- PROVIDED MATERIAL
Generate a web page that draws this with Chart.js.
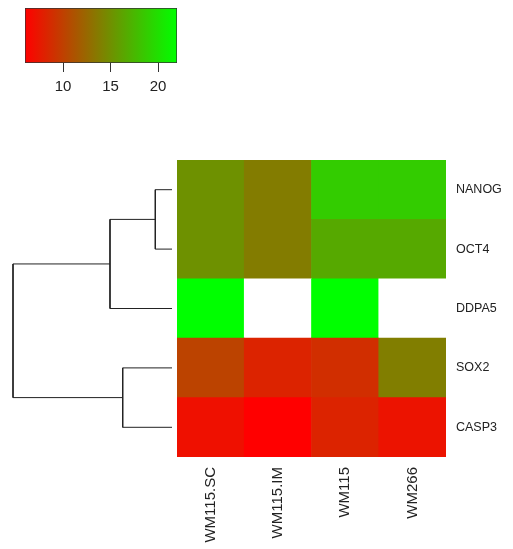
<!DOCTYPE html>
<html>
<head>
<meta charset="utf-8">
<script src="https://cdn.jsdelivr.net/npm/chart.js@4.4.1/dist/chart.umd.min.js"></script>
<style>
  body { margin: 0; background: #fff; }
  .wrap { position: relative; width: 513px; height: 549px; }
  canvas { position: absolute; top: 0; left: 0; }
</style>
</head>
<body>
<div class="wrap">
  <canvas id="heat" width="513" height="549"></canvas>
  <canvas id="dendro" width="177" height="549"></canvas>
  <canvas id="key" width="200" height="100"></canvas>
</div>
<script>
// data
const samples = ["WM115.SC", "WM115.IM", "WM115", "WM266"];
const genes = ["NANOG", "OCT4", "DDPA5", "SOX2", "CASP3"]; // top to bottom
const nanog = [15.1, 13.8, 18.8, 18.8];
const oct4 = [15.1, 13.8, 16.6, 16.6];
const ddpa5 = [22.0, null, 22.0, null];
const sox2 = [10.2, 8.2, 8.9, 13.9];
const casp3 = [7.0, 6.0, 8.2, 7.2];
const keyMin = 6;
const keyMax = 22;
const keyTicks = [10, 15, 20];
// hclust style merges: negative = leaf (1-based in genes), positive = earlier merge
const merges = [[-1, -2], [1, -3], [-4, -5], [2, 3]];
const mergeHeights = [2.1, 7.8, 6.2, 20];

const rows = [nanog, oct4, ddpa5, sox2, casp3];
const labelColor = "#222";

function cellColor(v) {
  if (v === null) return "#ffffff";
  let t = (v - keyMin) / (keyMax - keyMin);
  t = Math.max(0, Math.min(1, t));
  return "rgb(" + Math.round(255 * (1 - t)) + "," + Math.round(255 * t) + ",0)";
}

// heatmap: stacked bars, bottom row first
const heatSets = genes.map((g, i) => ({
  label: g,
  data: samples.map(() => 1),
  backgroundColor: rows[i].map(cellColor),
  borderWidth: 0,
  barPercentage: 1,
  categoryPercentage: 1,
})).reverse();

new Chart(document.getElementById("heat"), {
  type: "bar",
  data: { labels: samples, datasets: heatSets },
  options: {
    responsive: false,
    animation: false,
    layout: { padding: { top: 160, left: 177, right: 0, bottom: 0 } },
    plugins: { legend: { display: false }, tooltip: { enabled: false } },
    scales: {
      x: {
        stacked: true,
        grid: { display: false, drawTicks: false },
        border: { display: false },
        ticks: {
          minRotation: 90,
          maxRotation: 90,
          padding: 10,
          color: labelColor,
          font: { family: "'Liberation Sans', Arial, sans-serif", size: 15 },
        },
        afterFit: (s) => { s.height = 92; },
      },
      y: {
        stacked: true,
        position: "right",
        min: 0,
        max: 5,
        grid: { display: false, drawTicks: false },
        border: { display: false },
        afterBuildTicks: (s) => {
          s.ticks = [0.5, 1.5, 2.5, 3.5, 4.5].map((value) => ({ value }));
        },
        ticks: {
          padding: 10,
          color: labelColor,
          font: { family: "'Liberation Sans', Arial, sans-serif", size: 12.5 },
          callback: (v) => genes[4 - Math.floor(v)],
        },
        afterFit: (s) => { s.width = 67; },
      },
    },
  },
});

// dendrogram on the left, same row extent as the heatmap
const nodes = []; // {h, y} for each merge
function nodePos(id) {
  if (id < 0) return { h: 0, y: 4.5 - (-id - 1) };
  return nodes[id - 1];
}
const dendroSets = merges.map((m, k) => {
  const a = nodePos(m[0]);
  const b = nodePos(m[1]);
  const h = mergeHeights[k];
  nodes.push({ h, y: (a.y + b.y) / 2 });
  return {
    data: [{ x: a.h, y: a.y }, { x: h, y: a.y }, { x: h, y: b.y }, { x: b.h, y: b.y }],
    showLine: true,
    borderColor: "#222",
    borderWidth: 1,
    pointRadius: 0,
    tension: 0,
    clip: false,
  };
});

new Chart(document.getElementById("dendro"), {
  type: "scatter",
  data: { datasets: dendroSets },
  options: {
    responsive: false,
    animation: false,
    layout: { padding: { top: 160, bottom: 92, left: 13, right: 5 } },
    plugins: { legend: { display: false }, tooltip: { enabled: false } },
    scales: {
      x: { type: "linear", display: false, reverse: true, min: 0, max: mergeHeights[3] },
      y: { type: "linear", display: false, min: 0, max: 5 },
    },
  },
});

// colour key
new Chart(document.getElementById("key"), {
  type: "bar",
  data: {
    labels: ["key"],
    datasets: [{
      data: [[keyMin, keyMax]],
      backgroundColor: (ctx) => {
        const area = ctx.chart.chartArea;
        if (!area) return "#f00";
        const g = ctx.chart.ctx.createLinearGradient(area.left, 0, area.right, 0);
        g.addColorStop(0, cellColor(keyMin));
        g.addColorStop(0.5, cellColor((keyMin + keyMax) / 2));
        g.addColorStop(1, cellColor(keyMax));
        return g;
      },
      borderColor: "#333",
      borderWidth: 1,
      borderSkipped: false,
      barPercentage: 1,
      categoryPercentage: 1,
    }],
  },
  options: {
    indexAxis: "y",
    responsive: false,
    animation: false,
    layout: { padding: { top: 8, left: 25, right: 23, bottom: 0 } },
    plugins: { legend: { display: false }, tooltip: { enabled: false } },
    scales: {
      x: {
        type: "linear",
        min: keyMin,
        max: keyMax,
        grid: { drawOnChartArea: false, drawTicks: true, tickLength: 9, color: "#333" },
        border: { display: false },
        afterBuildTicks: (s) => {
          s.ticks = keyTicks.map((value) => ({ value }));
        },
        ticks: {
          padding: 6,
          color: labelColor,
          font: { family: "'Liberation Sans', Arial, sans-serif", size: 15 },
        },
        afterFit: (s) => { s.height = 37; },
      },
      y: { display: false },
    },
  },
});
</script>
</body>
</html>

- AIM OF THE TASK
In the copy, include no pictures; restate the listing above exactly.

- TASK RESULT
Generate a web page that draws this with Chart.js.
<!DOCTYPE html>
<html>
<head>
<meta charset="utf-8">
<script src="https://cdn.jsdelivr.net/npm/chart.js@4.4.1/dist/chart.umd.min.js"></script>
<style>
  body { margin: 0; background: #fff; }
  .wrap { position: relative; width: 513px; height: 549px; }
  canvas { position: absolute; top: 0; left: 0; }
</style>
</head>
<body>
<div class="wrap">
  <canvas id="heat" width="513" height="549"></canvas>
  <canvas id="dendro" width="177" height="549"></canvas>
  <canvas id="key" width="200" height="100"></canvas>
</div>
<script>
// data
const samples = ["WM115.SC", "WM115.IM", "WM115", "WM266"];
const genes = ["NANOG", "OCT4", "DDPA5", "SOX2", "CASP3"]; // top to bottom
const nanog = [15.1, 13.8, 18.8, 18.8];
const oct4 = [15.1, 13.8, 16.6, 16.6];
const ddpa5 = [22.0, null, 22.0, null];
const sox2 = [10.2, 8.2, 8.9, 13.9];
const casp3 = [7.0, 6.0, 8.2, 7.2];
const keyMin = 6;
const keyMax = 22;
const keyTicks = [10, 15, 20];
// hclust style merges: negative = leaf (1-based in genes), positive = earlier merge
const merges = [[-1, -2], [1, -3], [-4, -5], [2, 3]];
const mergeHeights = [2.1, 7.8, 6.2, 20];

const rows = [nanog, oct4, ddpa5, sox2, casp3];
const labelColor = "#222";

function cellColor(v) {
  if (v === null) return "#ffffff";
  let t = (v - keyMin) / (keyMax - keyMin);
  t = Math.max(0, Math.min(1, t));
  return "rgb(" + Math.round(255 * (1 - t)) + "," + Math.round(255 * t) + ",0)";
}

// heatmap: stacked bars, bottom row first
const heatSets = genes.map((g, i) => ({
  label: g,
  data: samples.map(() => 1),
  backgroundColor: rows[i].map(cellColor),
  borderWidth: 0,
  barPercentage: 1,
  categoryPercentage: 1,
})).reverse();

new Chart(document.getElementById("heat"), {
  type: "bar",
  data: { labels: samples, datasets: heatSets },
  options: {
    responsive: false,
    animation: false,
    layout: { padding: { top: 160, left: 177, right: 0, bottom: 0 } },
    plugins: { legend: { display: false }, tooltip: { enabled: false } },
    scales: {
      x: {
        stacked: true,
        grid: { display: false, drawTicks: false },
        border: { display: false },
        ticks: {
          minRotation: 90,
          maxRotation: 90,
          padding: 10,
          color: labelColor,
          font: { family: "'Liberation Sans', Arial, sans-serif", size: 15 },
        },
        afterFit: (s) => { s.height = 92; },
      },
      y: {
        stacked: true,
        position: "right",
        min: 0,
        max: 5,
        grid: { display: false, drawTicks: false },
        border: { display: false },
        afterBuildTicks: (s) => {
          s.ticks = [0.5, 1.5, 2.5, 3.5, 4.5].map((value) => ({ value }));
        },
        ticks: {
          padding: 10,
          color: labelColor,
          font: { family: "'Liberation Sans', Arial, sans-serif", size: 12.5 },
          callback: (v) => genes[4 - Math.floor(v)],
        },
        afterFit: (s) => { s.width = 67; },
      },
    },
  },
});

// dendrogram on the left, same row extent as the heatmap
const nodes = []; // {h, y} for each merge
function nodePos(id) {
  if (id < 0) return { h: 0, y: 4.5 - (-id - 1) };
  return nodes[id - 1];
}
const dendroSets = merges.map((m, k) => {
  const a = nodePos(m[0]);
  const b = nodePos(m[1]);
  const h = mergeHeights[k];
  nodes.push({ h, y: (a.y + b.y) / 2 });
  return {
    data: [{ x: a.h, y: a.y }, { x: h, y: a.y }, { x: h, y: b.y }, { x: b.h, y: b.y }],
    showLine: true,
    borderColor: "#222",
    borderWidth: 1,
    pointRadius: 0,
    tension: 0,
    clip: false,
  };
});

new Chart(document.getElementById("dendro"), {
  type: "scatter",
  data: { datasets: dendroSets },
  options: {
    responsive: false,
    animation: false,
    layout: { padding: { top: 160, bottom: 92, left: 13, right: 5 } },
    plugins: { legend: { display: false }, tooltip: { enabled: false } },
    scales: {
      x: { type: "linear", display: false, reverse: true, min: 0, max: mergeHeights[3] },
      y: { type: "linear", display: false, min: 0, max: 5 },
    },
  },
});

// colour key
new Chart(document.getElementById("key"), {
  type: "bar",
  data: {
    labels: ["key"],
    datasets: [{
      data: [[keyMin, keyMax]],
      backgroundColor: (ctx) => {
        const area = ctx.chart.chartArea;
        if (!area) return "#f00";
        const g = ctx.chart.ctx.createLinearGradient(area.left, 0, area.right, 0);
        g.addColorStop(0, cellColor(keyMin));
        g.addColorStop(0.5, cellColor((keyMin + keyMax) / 2));
        g.addColorStop(1, cellColor(keyMax));
        return g;
      },
      borderColor: "#333",
      borderWidth: 1,
      borderSkipped: false,
      barPercentage: 1,
      categoryPercentage: 1,
    }],
  },
  options: {
    indexAxis: "y",
    responsive: false,
    animation: false,
    layout: { padding: { top: 8, left: 25, right: 23, bottom: 0 } },
    plugins: { legend: { display: false }, tooltip: { enabled: false } },
    scales: {
      x: {
        type: "linear",
        min: keyMin,
        max: keyMax,
        grid: { drawOnChartArea: false, drawTicks: true, tickLength: 9, color: "#333" },
        border: { display: false },
        afterBuildTicks: (s) => {
          s.ticks = keyTicks.map((value) => ({ value }));
        },
        ticks: {
          padding: 6,
          color: labelColor,
          font: { family: "'Liberation Sans', Arial, sans-serif", size: 15 },
        },
        afterFit: (s) => { s.height = 37; },
      },
      y: { display: false },
    },
  },
});
</script>
</body>
</html>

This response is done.